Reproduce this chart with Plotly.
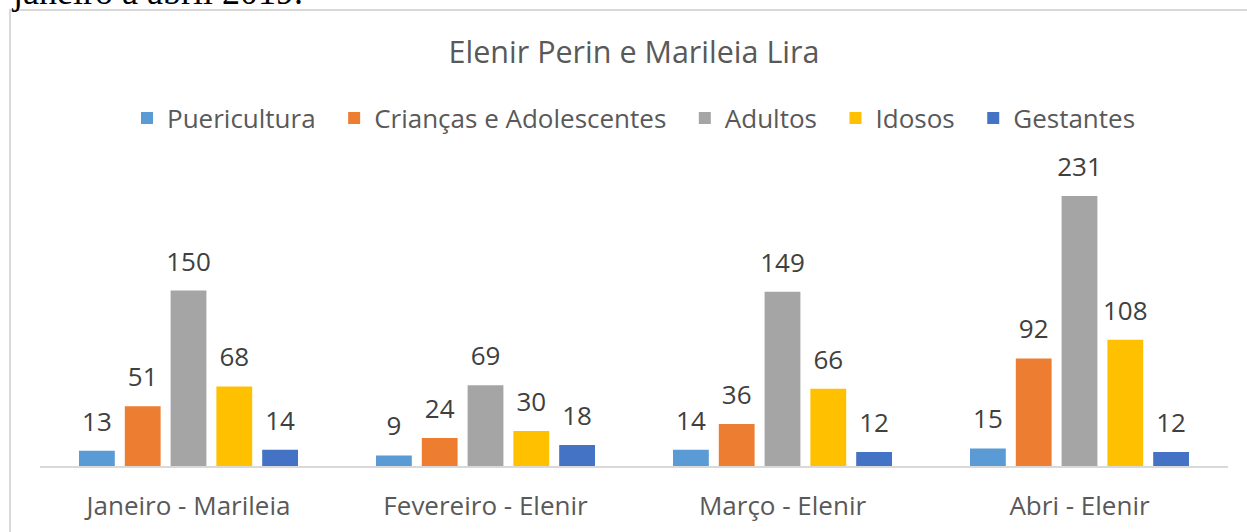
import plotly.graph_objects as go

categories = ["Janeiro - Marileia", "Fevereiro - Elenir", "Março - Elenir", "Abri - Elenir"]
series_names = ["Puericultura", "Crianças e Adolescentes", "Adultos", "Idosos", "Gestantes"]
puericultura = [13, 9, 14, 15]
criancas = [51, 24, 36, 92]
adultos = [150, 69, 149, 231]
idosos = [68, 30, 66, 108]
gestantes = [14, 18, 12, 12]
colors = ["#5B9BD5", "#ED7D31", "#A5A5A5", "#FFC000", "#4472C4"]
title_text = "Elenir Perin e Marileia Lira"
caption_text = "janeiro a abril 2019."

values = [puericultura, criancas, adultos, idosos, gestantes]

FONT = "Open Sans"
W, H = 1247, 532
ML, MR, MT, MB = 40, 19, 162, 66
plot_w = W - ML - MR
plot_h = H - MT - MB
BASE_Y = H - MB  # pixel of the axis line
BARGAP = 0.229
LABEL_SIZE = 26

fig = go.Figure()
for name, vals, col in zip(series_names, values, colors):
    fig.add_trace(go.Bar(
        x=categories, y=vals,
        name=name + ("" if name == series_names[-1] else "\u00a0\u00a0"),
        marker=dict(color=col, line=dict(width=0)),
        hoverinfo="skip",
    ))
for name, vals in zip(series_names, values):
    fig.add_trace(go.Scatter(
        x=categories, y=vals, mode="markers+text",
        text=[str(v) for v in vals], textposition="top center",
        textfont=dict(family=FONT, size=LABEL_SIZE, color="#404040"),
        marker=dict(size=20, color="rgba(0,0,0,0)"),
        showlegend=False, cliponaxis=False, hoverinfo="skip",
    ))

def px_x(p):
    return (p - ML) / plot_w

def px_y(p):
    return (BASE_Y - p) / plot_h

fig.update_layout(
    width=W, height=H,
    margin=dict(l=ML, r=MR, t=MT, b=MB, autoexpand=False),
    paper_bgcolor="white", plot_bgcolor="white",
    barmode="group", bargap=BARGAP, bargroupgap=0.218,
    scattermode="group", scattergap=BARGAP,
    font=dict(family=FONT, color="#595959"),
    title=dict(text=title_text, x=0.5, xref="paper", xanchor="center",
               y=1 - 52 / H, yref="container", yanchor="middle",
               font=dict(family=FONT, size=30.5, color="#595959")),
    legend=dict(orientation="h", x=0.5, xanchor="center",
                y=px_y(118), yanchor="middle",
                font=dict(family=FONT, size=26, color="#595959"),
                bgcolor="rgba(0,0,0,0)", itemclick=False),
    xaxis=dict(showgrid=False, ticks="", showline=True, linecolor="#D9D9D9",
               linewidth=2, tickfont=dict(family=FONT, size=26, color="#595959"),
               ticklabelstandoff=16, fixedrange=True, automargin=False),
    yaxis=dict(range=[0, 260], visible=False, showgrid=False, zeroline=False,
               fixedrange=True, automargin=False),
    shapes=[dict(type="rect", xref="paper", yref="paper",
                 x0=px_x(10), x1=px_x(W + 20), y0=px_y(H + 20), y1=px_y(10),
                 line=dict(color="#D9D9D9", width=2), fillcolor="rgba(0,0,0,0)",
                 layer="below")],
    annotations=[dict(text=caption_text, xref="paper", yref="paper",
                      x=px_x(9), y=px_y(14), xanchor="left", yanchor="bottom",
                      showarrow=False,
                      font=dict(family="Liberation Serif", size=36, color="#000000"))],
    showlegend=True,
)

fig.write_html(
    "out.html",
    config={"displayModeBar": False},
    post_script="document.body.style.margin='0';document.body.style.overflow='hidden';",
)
※
> DIRECTION
Write out nothing but the lines from the start of the data through the line with "import plotly.graph_objects as go". Leave out the pictures.

> SOLUTION FOR THIS PROBLEM
Reproduce this chart with Plotly.
import plotly.graph_objects as go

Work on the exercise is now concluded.